GIVEN REQUEST
Every line from the start of the records through the line with "for (var i = 0;" is to be written out exactly; pictures are not.

INPUT MATERIAL
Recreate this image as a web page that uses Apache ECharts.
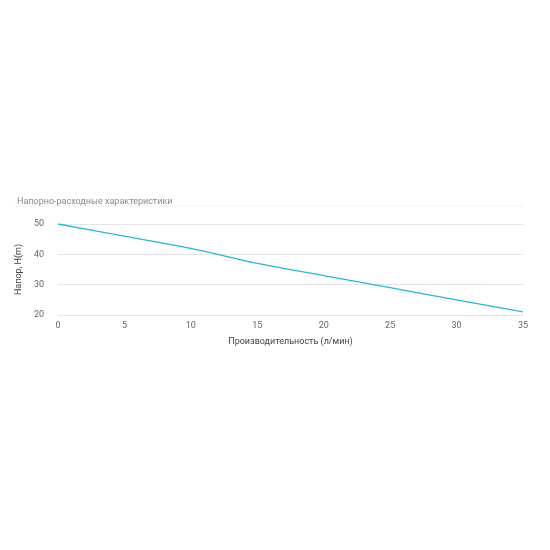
<!DOCTYPE html>
<html>
<head>
<meta charset="utf-8">
<script src="https://cdn.jsdelivr.net/npm/echarts@6/dist/echarts.min.js"></script>
<style>html,body{margin:0;background:#fff}#chart{width:550px;height:550px}</style>
</head>
<body>
<div id="chart"></div>
<script>
var flow = [0, 5, 10, 15, 20, 25, 30, 35];
var head = [50, 46, 42, 37, 33, 29, 25, 21];

var myChart = echarts.init(document.getElementById('chart'));
var data = [];
for (var i = 0; i < flow.length; i++) data.push([flow[i], head[i]]);

option = {
    animation: false,
    title: {
        text: 'Напорно-расходные характеристики',
        left: 12, top: 192,
        textStyle: {fontSize: 9, fontWeight: 'normal', color: '#8a8a8a', fontFamily: 'Roboto'}
    },
    graphic: [{type: 'line', shape: {x1: 14, y1: 206, x2: 524, y2: 206}, style: {stroke: '#f0f0f0', lineWidth: 1}}],
    grid: {left: 58, right: 27, top: 224, bottom: 235},
    xAxis: {
        type: 'value', min: 0, max: 35, interval: 5,
        name: 'Производительность (л/мин)', nameLocation: 'middle', nameGap: 22,
        nameTextStyle: {fontSize: 9, color: '#444', fontFamily: 'Roboto'},
        axisLine: {show: false}, axisTick: {show: false}, splitLine: {show: false},
        axisLabel: {fontSize: 9, color: '#666', fontFamily: 'Roboto', margin: 6}
    },
    yAxis: {
        type: 'value', min: 20, max: 50, interval: 10,
        name: 'Напор, H(m)', nameLocation: 'middle', nameGap: 30,
        nameTextStyle: {fontSize: 9, color: '#444', fontFamily: 'Roboto'},
        axisLine: {show: false}, axisTick: {show: false},
        splitLine: {lineStyle: {color: '#e6e6e6'}},
        axisLabel: {fontSize: 9, color: '#666', fontFamily: 'Roboto', margin: 14}
    },
    series: [{
        type: 'line', data: data, smooth: 0.2, symbol: 'none',
        lineStyle: {color: '#29b6d8', width: 1.3}
    }]
};
myChart.setOption(option);
</script>
</body>
</html>
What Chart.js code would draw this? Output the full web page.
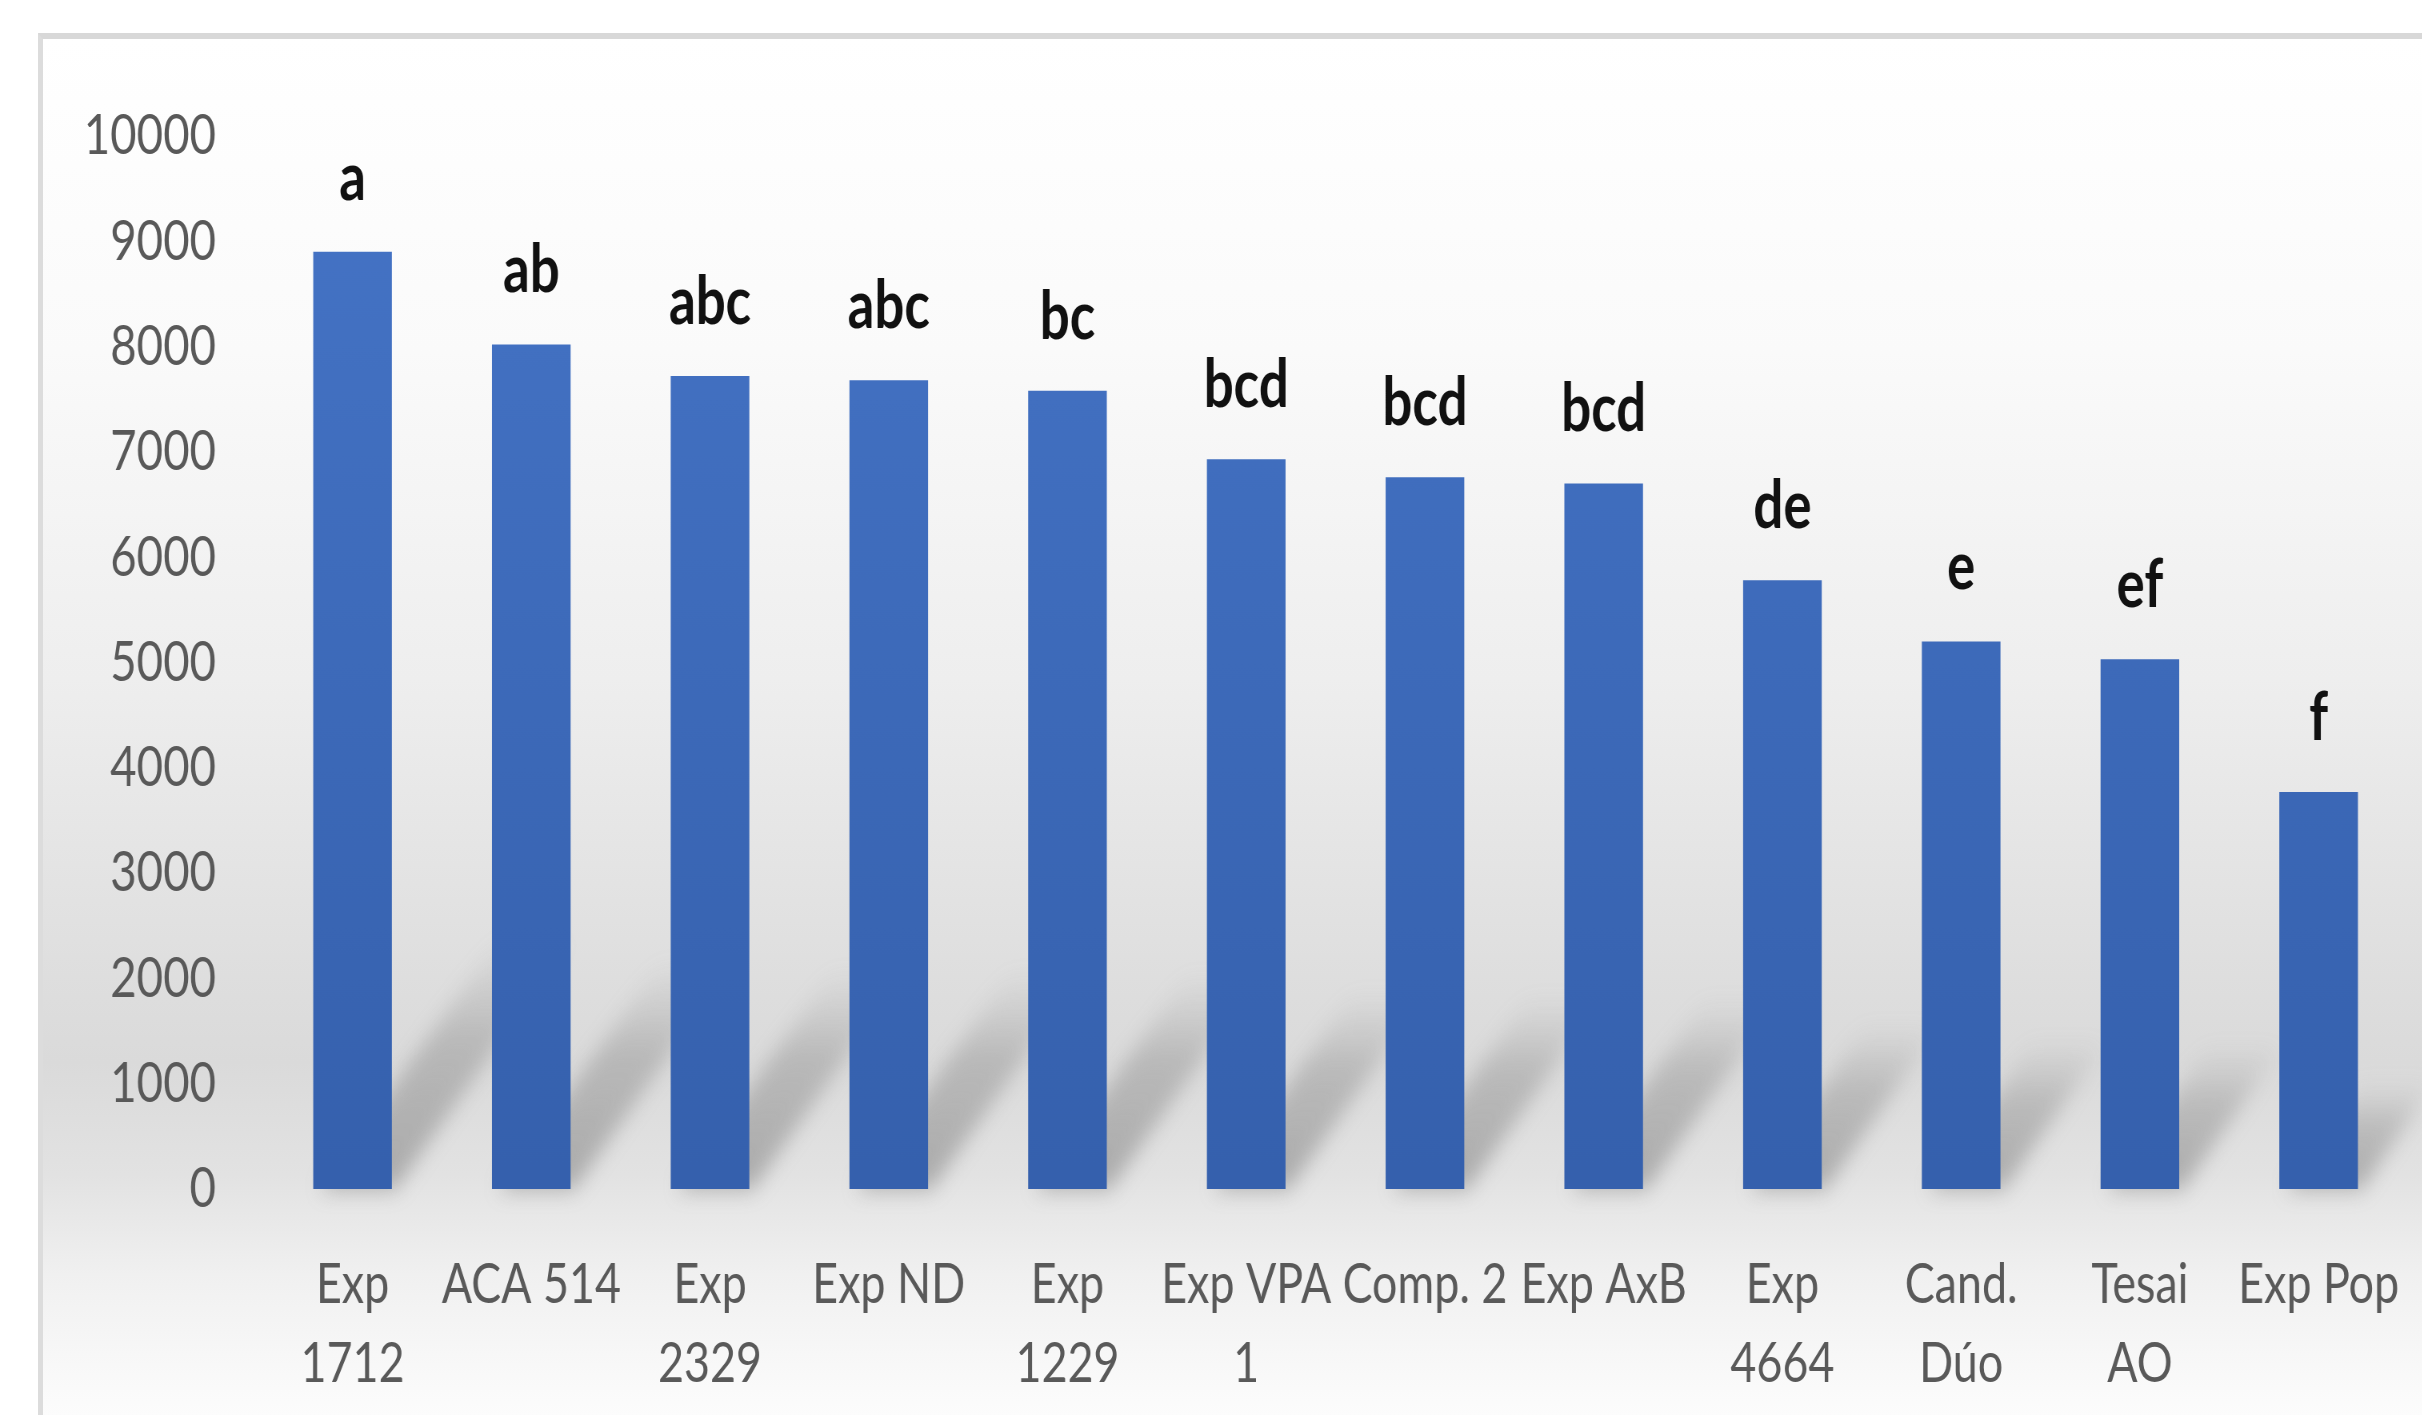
<!DOCTYPE html>
<html>
<head>
<meta charset="utf-8">
<script src="https://cdn.jsdelivr.net/npm/chart.js@4.4.0/dist/chart.umd.min.js"></script>
<style>
  html, body { margin: 0; padding: 0; background: #fff; overflow: hidden; }
  #frame {
    position: absolute; left: 38px; top: 33px; width: 2420px; height: 1420px;
    border-top: 6px solid #d8d8d8; border-left: 5px solid #dcdcdc;
    background: linear-gradient(to bottom, #ffffff 0%, #fafafa 22%, #eeeeee 45%, #dedede 66%, #dadada 72%, #e2e2e2 80%, #f0f0f0 87%, #fafafa 95%, #ffffff 100%);
  }
  /* chart is laid out wider and squeezed back, the office fonts are narrow */
  #wrap { position: absolute; left: 0; top: 0; width: 3028px; height: 1415px;
          transform: scaleX(0.8); transform-origin: 0 0; }
</style>
</head>
<body>
<div id="frame"></div>
<div id="wrap"><canvas id="barChart"></canvas></div>
<script>
let categories = [['Exp', '1712'], 'ACA 514', ['Exp', '2329'], 'Exp ND', ['Exp', '1229'], ['Exp VPA', '1'],
                  'Comp. 2', 'Exp AxB', ['Exp', '4664'], ['Cand.', 'Dúo'], ['Tesai', 'AO'], 'Exp Pop'];
let yields = [8900, 8020, 7720, 7680, 7580, 6930, 6760, 6700, 5780, 5200, 5030, 3770];
let letters = ['a', 'ab', 'abc', 'abc', 'bc', 'bcd', 'bcd', 'bcd', 'de', 'e', 'ef', 'f'];
let yTicks = [0, 1000, 2000, 3000, 4000, 5000, 6000, 7000, 8000, 9000, 10000];

let FONT = "Lato, 'Open Sans', sans-serif";

// slanted soft shadow behind every bar
let shadowPlugin = {
    id: 'barShadows',
    beforeDatasetsDraw(chart) {
        let ctx = chart.ctx;
        let meta = chart.getDatasetMeta(0);
        ctx.save();
        ctx.filter = 'blur(11px)';
        meta.data.forEach(function (bar) {
            let p = bar.getProps(['x', 'y', 'base', 'width']);
            let h = (p.base - p.y) * 0.27;
            let dx = h * 0.9;
            let l = p.x - p.width / 2, r = p.x + p.width / 2;
            let g = ctx.createLinearGradient(0, p.base, 0, p.base - h);
            g.addColorStop(0, 'rgba(100,100,100,0.45)');
            g.addColorStop(0.6, 'rgba(110,110,110,0.3)');
            g.addColorStop(1, 'rgba(130,130,130,0)');
            ctx.fillStyle = g;
            ctx.beginPath();
            ctx.moveTo(l + 8, p.base);
            ctx.lineTo(r + 4, p.base);
            ctx.lineTo(r + dx, p.base - h);
            ctx.lineTo(l + dx + 8, p.base - h);
            ctx.closePath();
            ctx.fill();
        });
        ctx.restore();
    }
};

// significance letters above the bars
let letterPlugin = {
    id: 'letters',
    afterDatasetsDraw(chart) {
        let ctx = chart.ctx;
        let meta = chart.getDatasetMeta(0);
        ctx.save();
        ctx.font = "bold 66px " + FONT;
        ctx.fillStyle = '#111';
        ctx.textAlign = 'center';
        ctx.textBaseline = 'alphabetic';
        meta.data.forEach(function (bar, i) {
            ctx.fillText(letters[i], bar.x, bar.y - 52);
        });
        ctx.restore();
    }
};

let canvas = document.getElementById('barChart');
let barChart = new Chart(canvas.getContext('2d'), {
    type: 'bar',
    data: {
        labels: categories,
        datasets: [{
            data: yields,
            backgroundColor: function (context) {
                let area = context.chart.chartArea;
                if (!area) return '#4472c4';
                let g = context.chart.ctx.createLinearGradient(0, area.top, 0, area.bottom);
                g.addColorStop(0, '#4574c6');
                g.addColorStop(1, '#3560ad');
                return g;
            },
            borderWidth: 0,
            barPercentage: 0.44,
            categoryPercentage: 1.0
        }]
    },
    options: {
        responsive: true,
        maintainAspectRatio: false,
        animation: false,
        layout: { padding: { left: 0, right: 18, top: 136, bottom: 0 } },
        plugins: {
            legend: { display: false },
            tooltip: { enabled: false }
        },
        scales: {
            x: {
                grid: { display: false, drawTicks: false },
                border: { display: false },
                ticks: {
                    color: '#595959',
                    font: { family: FONT, size: 56, lineHeight: 1.42 },
                    padding: 56,
                    maxRotation: 0,
                    autoSkip: false
                },
                afterFit: function (scale) {
                    scale.height = 1415 - 1189;
                    scale.paddingLeft = 0;
                    scale.paddingRight = 0;
                }
            },
            y: {
                min: 0,
                max: 10000,
                afterBuildTicks: function (scale) {
                    scale.ticks = yTicks.map(function (v) { return { value: v }; });
                },
                grid: { display: false, drawTicks: false },
                border: { display: false },
                ticks: {
                    color: '#595959',
                    font: { family: FONT, size: 57 },
                    padding: 59,
                    callback: function (v) { return String(v); }
                },
                afterFit: function (scale) { scale.width = 329; }
            }
        }
    },
    plugins: [shadowPlugin, letterPlugin]
});
</script>
</body>
</html>
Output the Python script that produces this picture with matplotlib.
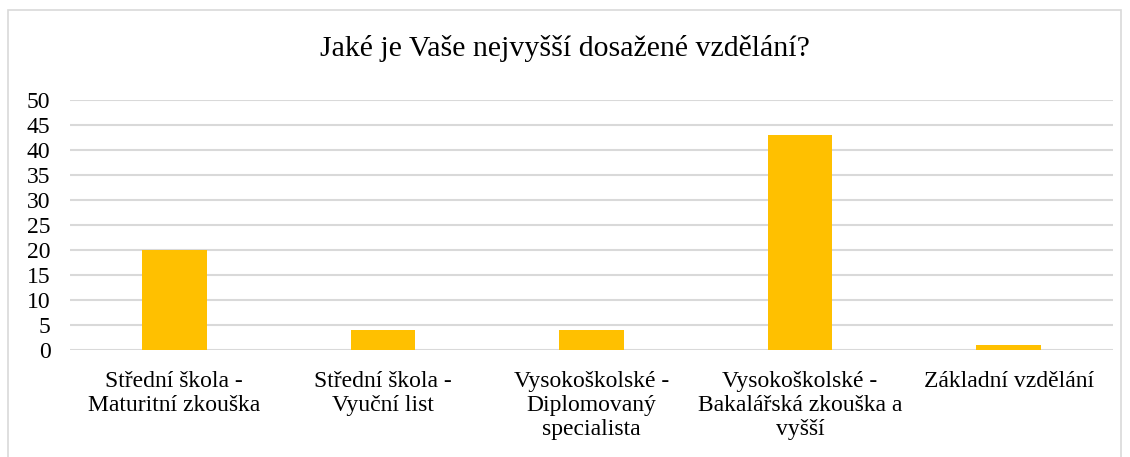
import matplotlib.pyplot as plt
from matplotlib.patches import Rectangle

# Data
categories = [
    "Střední škola -\nMaturitní zkouška",
    "Střední škola -\nVyuční list",
    "Vysokoškolské -\nDiplomovaný\nspecialista",
    "Vysokoškolské -\nBakalářská zkouška a\nvyšší",
    "Základní vzdělání",
]
counts = [20, 4, 4, 43, 1]
y_ticks = [0, 5, 10, 15, 20, 25, 30, 35, 40, 45, 50]

plt.rcParams["font.family"] = ["Liberation Serif", "DejaVu Serif"]

fig = plt.figure(figsize=(11.3, 4.57), dpi=100)
ax = fig.add_axes([70 / 1130, 107 / 457, 1043 / 1130, 250 / 457])

x = range(len(categories))
ax.bar(x, counts, width=0.31, color="#FFC000", zorder=3)

ax.set_xlim(-0.5, len(categories) - 0.5)
ax.set_ylim(0, 50)
ax.set_yticks(y_ticks)
ax.set_xticks(list(x))
ax.set_xticklabels(categories, fontsize=17, linespacing=1.2, va="top")
ax.tick_params(axis="y", labelsize=17, length=0, pad=14, colors="#000000")
ax.tick_params(axis="x", length=0, pad=15)
ax.grid(axis="y", color="#D9D9D9", linewidth=1.5, zorder=0)
for s in ax.spines.values():
    s.set_visible(False)

fig.text(0.5, 1 - 49 / 457, "Jaké je Vaše nejvyšší dosažené vzdělání?",
         ha="center", va="center", fontsize=21.5)

# chart border
fig.patches.append(Rectangle((8 / 1130, -0.01), 1 - 17 / 1130, 1 - 10 / 457 + 0.01,
                             transform=fig.transFigure,
                             fill=False, edgecolor="#D9D9D9", linewidth=1.2))

plt.savefig("out.png", dpi=100)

RESULT
Recreate this image as a web page that uses Apache ECharts.
<!DOCTYPE html>
<html>
<head>
<meta charset="utf-8">
<script src="https://cdn.jsdelivr.net/npm/echarts@6/dist/echarts.min.js"></script>
<style>html,body{margin:0;background:#fff}#chart{width:550px;height:550px}</style>
</head>
<body>
<div id="chart"></div>
<script>
var flow = [0, 5, 10, 15, 20, 25, 30, 35];
var head = [50, 46, 42, 37, 33, 29, 25, 21];

var myChart = echarts.init(document.getElementById('chart'));
var data = [];
for (var i = 0; i < flow.length; i++) data.push([flow[i], head[i]]);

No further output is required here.